Far fewer women than men were sent to Stalin’s forced labor camps, and the imbalance has led to a corresponding gap in eyewitness accounts by female prisoners. Barcelona-based writer and translator Zgustova (The Silent Woman, 2014, etc.) offers partial redress in her oral histories of nine women, eight sent to the gulag and one to a horrific psychiatric prison. The best-known is Irina Emelyanova, exiled to Siberia with her mother, Olga Ivinskaya, who was the intimate companion of Boris Pasternak and inspired Lara in Doctor Zhivago. Her vivid account reveals less about the camps than about the novelist who rejected the Nobel Prize under pressure from the Soviets (he feared reprisals against her mother if he accepted). Actor Valentina Iyevleva is tragically representative of others: After her father was executed as an “enemy of the people,” she ended up in a Siberian camp where women, even if pregnant, worked as loggers in deep snow, “often up to our waists or higher,” in temperatures as low as 50 below zero, on starvation rations.
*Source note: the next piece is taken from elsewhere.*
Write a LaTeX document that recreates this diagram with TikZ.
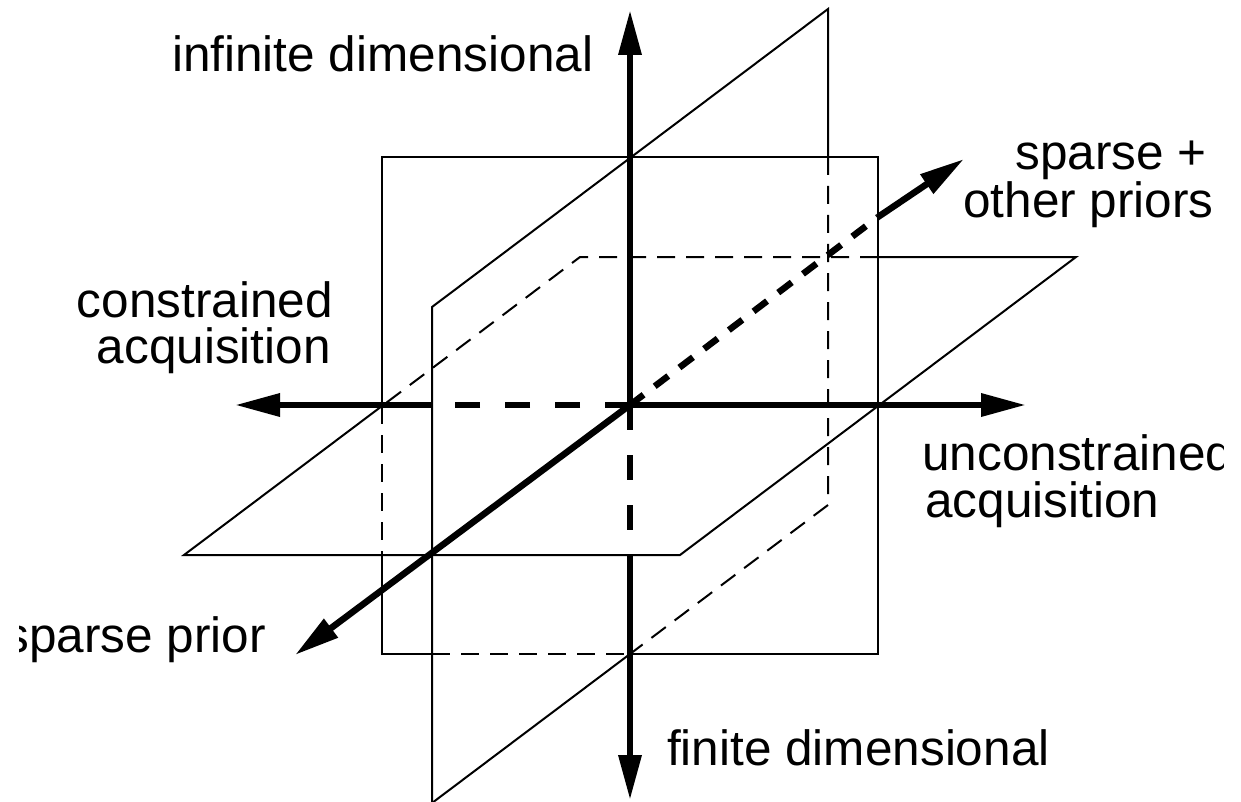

Small acts of friendship or kindness could determine who survived the brutal conditions. Born in the gulag, Galya Safonova still has the books prisoners made for her from hand-sewn scraps, including a version of Little Red Riding Hood: “They are my greatest treasure.” The most startling accounts come from women who say matter-of-factly—with no apparent self-pity—that their suffering had benefits. “If I had to live my life over, I would not want to avoid that experience,” says Susanna Pechuro, who did more than five years’ time for anti-Stalinist activity. The bitter experience helped after her release: “A person can turn into a monster in the camps, but if you come out of a camp and you don’t become an ogre, you know that nothing in life can hurt you. You are armored.” This rare collection shows the terrible cost of that armor.

A worthy addition to the literature of the gulag that also features intimate glimpses of the author of Doctor Zhivago.